Le Chili de Salvador Allende, de l’espérance à la fin tragique
Après Là où se termine la terre, Désirée et Alain Frappier poursuivent leur exploration, entre le documentaire et l’intime, d’une histoire chilienne aux résonances universalistes.
Demain, le Chili commémorera le demi-siècle de l’accession au pouvoir de Salvador Allende, après l’élection du 4 septembre 1970. C’est une histoire qui a déjà cinquante ans, mais dont les plaies sont toujours ouvertes.
Après Là où se termine la terre, dont l’action se déroule de 1948 à 1970, Désirée et Alain Frappier poursuivent leur exploration de l’histoire chilienne là où ils l’avaient laissée.

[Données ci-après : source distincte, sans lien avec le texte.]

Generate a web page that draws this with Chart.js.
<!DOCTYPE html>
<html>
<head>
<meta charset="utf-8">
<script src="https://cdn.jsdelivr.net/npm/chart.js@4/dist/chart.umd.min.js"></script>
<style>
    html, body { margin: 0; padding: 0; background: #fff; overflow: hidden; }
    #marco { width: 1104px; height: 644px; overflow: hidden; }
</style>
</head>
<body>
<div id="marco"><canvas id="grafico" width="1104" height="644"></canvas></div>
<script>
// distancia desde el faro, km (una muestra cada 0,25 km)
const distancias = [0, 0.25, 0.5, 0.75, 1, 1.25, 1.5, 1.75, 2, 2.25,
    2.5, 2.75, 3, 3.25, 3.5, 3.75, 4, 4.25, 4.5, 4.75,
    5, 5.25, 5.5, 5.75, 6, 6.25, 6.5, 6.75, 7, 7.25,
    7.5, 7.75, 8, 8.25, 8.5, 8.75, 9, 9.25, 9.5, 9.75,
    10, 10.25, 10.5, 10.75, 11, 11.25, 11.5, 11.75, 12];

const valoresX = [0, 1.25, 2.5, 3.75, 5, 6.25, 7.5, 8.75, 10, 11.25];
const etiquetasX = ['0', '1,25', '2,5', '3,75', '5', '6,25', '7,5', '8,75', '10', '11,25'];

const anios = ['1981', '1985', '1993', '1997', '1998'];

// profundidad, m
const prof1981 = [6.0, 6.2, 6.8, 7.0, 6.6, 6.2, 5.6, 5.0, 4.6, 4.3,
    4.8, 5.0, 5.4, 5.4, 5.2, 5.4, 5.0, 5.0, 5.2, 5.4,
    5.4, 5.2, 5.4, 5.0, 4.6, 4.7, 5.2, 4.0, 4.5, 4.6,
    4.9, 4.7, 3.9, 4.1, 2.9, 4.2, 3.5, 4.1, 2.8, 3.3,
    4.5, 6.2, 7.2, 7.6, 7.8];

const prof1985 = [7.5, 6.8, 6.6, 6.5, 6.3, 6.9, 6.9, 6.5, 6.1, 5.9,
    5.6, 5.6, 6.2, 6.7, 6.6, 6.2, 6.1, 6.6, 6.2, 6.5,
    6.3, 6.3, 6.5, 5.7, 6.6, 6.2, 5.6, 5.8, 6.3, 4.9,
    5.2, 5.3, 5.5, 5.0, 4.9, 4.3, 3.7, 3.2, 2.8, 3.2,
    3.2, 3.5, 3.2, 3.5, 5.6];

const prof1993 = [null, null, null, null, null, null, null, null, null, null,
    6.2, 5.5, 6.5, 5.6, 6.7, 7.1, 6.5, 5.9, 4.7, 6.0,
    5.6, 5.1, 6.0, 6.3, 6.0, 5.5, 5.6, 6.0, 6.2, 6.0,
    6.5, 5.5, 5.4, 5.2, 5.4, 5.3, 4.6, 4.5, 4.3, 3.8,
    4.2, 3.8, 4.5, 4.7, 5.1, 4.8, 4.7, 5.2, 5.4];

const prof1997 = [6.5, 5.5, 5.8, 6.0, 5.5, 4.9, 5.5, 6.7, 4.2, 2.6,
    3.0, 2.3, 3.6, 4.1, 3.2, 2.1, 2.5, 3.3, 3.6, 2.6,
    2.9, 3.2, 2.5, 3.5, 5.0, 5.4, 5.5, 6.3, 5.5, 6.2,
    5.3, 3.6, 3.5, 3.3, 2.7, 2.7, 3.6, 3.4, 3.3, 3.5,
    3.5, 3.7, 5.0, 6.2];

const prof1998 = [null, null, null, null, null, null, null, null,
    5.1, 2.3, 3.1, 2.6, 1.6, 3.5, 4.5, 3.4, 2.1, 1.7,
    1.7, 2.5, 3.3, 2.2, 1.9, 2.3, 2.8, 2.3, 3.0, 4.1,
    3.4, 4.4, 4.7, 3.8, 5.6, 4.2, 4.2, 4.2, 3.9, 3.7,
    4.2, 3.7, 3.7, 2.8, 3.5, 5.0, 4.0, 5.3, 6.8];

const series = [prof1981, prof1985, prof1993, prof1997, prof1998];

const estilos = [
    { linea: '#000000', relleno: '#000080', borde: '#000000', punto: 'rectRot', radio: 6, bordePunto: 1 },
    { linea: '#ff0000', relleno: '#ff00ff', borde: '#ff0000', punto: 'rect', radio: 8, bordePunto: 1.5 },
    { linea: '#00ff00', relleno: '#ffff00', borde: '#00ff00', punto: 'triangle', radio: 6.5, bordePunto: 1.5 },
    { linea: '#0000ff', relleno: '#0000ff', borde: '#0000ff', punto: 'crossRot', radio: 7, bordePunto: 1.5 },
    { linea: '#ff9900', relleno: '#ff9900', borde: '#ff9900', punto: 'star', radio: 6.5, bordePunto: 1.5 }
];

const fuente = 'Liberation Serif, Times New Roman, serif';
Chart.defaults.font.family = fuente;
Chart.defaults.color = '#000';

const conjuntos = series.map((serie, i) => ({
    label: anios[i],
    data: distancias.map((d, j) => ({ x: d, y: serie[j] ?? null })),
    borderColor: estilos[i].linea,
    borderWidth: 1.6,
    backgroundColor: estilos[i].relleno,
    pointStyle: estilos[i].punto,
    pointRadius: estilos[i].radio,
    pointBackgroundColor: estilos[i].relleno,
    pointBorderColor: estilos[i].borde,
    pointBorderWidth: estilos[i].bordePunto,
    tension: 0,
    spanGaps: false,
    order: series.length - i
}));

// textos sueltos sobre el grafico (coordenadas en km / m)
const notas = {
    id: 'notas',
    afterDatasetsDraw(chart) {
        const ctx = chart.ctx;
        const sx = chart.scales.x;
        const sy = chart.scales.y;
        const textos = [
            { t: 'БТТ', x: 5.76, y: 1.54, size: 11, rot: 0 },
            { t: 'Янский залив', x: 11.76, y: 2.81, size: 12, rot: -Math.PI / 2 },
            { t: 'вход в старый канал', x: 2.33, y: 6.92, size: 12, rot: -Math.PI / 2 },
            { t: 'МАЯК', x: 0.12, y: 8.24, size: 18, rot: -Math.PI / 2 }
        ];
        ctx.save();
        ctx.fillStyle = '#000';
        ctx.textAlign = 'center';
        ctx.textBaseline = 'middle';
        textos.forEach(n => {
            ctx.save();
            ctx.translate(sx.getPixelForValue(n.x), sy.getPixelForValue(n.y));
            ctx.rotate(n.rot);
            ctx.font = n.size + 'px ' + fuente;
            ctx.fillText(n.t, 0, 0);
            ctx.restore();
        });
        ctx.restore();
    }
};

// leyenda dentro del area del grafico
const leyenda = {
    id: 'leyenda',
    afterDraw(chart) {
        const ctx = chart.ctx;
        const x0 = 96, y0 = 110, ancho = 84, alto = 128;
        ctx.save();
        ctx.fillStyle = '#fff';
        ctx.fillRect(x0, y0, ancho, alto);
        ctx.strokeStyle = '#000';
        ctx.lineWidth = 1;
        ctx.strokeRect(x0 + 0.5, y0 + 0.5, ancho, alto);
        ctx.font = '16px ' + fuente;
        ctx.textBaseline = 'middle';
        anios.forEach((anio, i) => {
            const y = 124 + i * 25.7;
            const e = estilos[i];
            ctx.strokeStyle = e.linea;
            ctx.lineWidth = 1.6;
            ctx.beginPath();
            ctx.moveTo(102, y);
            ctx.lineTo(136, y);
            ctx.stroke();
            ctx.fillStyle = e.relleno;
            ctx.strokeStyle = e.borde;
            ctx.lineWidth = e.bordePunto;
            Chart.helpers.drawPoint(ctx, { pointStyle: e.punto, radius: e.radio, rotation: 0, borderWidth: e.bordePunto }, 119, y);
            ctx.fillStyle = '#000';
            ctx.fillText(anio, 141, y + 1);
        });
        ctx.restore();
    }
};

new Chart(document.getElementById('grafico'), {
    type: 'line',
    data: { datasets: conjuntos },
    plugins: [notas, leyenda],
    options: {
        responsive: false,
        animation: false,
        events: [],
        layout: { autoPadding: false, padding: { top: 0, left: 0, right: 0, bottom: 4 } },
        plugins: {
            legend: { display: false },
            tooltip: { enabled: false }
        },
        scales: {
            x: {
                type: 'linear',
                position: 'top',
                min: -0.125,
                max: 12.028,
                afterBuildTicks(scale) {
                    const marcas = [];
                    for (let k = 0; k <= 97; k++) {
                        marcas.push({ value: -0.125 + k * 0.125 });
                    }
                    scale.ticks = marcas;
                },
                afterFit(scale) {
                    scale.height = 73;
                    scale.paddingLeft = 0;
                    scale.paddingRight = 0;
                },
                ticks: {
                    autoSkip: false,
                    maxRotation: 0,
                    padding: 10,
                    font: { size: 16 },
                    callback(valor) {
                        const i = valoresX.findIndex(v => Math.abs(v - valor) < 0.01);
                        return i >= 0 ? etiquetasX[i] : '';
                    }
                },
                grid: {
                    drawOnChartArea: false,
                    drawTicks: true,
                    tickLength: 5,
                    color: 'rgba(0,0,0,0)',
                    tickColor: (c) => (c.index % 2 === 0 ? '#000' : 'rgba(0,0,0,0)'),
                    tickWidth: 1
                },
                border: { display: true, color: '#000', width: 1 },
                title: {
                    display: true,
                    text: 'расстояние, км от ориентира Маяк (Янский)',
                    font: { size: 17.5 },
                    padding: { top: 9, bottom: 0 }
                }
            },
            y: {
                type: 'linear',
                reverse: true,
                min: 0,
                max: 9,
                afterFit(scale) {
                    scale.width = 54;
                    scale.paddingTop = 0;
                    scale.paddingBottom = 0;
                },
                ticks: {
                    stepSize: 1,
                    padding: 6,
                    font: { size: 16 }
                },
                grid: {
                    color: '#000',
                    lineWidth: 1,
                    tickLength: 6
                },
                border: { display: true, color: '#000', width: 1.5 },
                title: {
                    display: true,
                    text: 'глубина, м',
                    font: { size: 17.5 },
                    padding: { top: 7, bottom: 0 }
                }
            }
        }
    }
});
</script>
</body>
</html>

De la victoire des urnes au coup d’État militaire
La grande Histoire est ainsi bien connue : celle du Chili que le monde entier observait en 1970, en pleine guerre froide. Celle de Salvador Allende, président socialiste parvenu au pouvoir par les urnes, et qui tenta, le temps de mille jours de pouvoir, de mettre en place un État socialiste (nationalisations, réforme agraire, etc.) de façon non-violente et légale. Jusqu’au coup d’État militaire du 11 septembre 1973, dans lequel il trouvera la mort, avant qu’un régime militaire autoritaire, incarné par Augusto Pinochet, lui succède. Nourri de nombreux documents d’époque – coupures de presse, interventions radio ou télé, témoignages... –, les faits historiques sont retranscrits avec minutie et passion par Désirée et Alain Frappier, fournissant un précieux travail historique et documentaire.
Mais il fallait aussi l’histoire intime, un visage incarnant cette période, cette espérance et cette issue tragique. Ce sera le visage de Soledad, rencontrée dans son exil belge. Elle a quinze ans lors de l’élection de 1970, et rencontre Ricardo, de trois ans son aîné et membre charismatique du « Mir », le mouvement de la gauche révolutionnaire.
Les incarnations, Soledad et Ricardo
Ricardo est responsable de la toma, une occupation illégale de terrain par des « sin-casa », avec pour projet de loger décemment cette population pauvre. Soledad et Ricardo traverseront amoureusement, donnant naissance à deux enfants, les événements chiliens. La petite et la grande histoire sont narrées avec humanité et authenticité. Les liens entre l’une et l’autre sont tissés avec intelligence et fluidité, et le récit est haletant de bout en bout.
Porteur d’un message universaliste et humaniste, malgré sa sombre conclusion, l’ouvrage est, en outre, dédié à la mémoire de l’immense écrivain chilien Luis Sepúlveda, décédé en avril 2020, qui avait pu apprécier Le Temps des humbles. « Plus qu’un roman graphique, cette oeuvre de Désirée et Alain Frappier est une saga qui raconte les mille jours du gouvernement d’Unité populaire dirigé par Salvador Allende et de la volonté du peuple chilien de s’approprier son destin », a déclaré l’écrivain.